Mixed layers and surface ducts

The upper ocean is strongly effected by the sun and the wind. In an idealized view, this leads to a warm mixed layer with a nearly constant temperature and salinity. Then, the increase in pressure with depth causes an increase of about 1.7 m/s in sound speed for every 100 m in depth (i.e., a gradient of 0.017/s). This gradient forms an acoustic surface duct, which is a nearly universal feature of the world’s oceans. They can be just tens of meters thick or several hundred meters in the Southern Ocean or the North Atlantic during periods of winter storms. Not surprisingly, the surface duct is very important in terms of sound propagation; However, as we shall describe, the surface duct has some peculiar acoustic properties and can produce vast shadow zones inside the duct.
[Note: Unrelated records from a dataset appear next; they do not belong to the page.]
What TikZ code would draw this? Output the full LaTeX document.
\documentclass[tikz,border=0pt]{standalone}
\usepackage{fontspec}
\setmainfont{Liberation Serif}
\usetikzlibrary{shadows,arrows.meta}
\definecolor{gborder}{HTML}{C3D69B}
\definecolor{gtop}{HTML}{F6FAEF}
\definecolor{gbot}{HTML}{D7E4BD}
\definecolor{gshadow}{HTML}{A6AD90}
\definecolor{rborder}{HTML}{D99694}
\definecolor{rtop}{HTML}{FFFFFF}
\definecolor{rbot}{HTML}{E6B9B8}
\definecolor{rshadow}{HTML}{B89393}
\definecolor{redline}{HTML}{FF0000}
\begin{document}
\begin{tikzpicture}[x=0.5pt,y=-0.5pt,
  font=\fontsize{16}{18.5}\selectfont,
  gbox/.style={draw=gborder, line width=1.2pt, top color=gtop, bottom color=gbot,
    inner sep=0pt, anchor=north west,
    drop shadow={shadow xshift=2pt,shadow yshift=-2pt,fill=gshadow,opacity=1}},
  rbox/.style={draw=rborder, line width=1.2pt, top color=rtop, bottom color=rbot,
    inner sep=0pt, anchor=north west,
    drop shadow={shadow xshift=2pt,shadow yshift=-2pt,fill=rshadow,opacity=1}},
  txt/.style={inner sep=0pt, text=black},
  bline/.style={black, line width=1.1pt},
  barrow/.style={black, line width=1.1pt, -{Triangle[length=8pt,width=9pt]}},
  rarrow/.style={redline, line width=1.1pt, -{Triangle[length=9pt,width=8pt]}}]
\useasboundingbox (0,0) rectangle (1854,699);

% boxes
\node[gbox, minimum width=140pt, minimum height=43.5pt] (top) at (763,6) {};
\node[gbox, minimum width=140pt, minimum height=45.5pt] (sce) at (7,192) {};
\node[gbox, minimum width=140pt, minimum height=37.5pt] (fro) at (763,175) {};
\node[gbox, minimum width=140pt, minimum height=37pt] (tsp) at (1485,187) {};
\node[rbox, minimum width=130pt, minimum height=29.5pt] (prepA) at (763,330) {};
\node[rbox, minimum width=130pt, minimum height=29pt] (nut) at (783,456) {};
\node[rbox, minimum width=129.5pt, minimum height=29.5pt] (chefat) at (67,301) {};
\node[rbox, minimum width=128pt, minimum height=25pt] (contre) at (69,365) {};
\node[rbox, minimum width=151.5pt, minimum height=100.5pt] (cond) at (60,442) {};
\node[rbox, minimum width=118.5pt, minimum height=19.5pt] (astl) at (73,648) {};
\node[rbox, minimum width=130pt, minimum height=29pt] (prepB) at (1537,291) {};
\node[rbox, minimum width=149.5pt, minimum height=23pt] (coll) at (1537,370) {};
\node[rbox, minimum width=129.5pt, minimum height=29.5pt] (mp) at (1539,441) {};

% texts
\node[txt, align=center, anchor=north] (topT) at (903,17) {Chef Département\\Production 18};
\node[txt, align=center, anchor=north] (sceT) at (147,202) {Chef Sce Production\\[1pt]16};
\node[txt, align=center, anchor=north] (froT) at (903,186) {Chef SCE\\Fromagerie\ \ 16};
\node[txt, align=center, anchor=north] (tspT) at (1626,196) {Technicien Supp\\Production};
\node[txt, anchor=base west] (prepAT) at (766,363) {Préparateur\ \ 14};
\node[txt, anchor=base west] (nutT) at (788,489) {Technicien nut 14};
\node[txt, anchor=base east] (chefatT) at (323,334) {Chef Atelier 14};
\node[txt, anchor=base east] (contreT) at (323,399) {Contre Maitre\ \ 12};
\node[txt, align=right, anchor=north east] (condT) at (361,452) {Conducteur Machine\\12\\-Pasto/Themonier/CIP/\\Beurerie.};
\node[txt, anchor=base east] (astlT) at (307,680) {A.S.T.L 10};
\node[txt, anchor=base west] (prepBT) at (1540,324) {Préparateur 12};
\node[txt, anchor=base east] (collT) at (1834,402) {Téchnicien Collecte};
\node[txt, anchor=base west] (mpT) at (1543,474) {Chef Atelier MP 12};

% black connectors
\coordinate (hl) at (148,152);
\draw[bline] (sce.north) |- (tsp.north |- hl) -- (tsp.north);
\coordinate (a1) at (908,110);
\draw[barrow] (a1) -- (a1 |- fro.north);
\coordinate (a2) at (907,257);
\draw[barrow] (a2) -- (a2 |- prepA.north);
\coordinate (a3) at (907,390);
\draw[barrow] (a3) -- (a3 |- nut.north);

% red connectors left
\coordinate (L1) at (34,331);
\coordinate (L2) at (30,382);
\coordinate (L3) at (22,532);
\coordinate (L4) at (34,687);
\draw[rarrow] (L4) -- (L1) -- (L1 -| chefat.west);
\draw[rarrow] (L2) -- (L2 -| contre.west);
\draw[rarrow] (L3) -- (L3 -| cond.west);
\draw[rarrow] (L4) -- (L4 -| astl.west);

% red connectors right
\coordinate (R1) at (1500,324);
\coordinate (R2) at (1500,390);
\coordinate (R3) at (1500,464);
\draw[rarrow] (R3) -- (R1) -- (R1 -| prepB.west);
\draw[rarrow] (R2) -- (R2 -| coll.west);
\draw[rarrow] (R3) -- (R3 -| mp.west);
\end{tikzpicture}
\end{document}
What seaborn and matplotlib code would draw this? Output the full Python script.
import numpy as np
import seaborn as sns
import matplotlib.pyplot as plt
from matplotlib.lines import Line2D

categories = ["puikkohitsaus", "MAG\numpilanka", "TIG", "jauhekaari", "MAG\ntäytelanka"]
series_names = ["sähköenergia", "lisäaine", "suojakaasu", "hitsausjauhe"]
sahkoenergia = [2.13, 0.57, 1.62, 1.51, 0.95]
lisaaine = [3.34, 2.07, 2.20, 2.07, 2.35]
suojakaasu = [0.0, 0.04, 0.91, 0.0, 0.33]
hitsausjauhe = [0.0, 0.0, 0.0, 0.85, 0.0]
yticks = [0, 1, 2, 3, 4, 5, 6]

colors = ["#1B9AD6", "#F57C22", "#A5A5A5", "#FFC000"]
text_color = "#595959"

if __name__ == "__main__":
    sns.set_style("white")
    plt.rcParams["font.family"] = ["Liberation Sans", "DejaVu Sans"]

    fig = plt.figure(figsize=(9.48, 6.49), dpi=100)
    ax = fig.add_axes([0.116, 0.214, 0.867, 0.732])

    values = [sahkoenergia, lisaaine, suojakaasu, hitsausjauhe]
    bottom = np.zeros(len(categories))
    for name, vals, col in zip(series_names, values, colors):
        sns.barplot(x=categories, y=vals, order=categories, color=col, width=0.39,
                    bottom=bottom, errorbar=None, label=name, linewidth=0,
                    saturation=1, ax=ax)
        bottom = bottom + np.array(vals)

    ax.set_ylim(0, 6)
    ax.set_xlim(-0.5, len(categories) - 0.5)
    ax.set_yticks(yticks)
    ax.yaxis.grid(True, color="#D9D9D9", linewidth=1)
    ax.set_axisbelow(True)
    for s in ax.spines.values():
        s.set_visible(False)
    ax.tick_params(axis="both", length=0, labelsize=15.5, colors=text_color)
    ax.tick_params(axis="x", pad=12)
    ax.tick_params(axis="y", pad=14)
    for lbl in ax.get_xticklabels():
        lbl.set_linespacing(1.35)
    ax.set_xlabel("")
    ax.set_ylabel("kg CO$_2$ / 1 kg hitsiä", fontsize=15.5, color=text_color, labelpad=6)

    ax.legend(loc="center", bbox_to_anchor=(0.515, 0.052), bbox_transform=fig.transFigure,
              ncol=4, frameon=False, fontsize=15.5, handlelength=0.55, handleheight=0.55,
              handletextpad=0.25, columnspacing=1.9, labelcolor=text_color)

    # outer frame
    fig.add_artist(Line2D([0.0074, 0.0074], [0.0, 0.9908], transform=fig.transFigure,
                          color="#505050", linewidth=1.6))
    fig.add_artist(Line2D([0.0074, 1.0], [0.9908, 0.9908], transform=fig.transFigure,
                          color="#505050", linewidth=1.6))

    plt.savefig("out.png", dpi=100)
This simplified description is a good beginning; however, “mixed” layers are generally not well-mixed. It is more precise to speak of the upper ocean as a zone where there may be periods of mixing and heating driven by changes in winds and cloud cover. Upper ocean models predict this evolution and often lead to much more complicated sound speed structures. This, in turn, has lead to a wide variety of ways of characterizing the features of the surface duct. This talk will touch on the interesting acoustics of surface ducts and how variations in different (oceanographic) upper ocean models effect the sound propagation.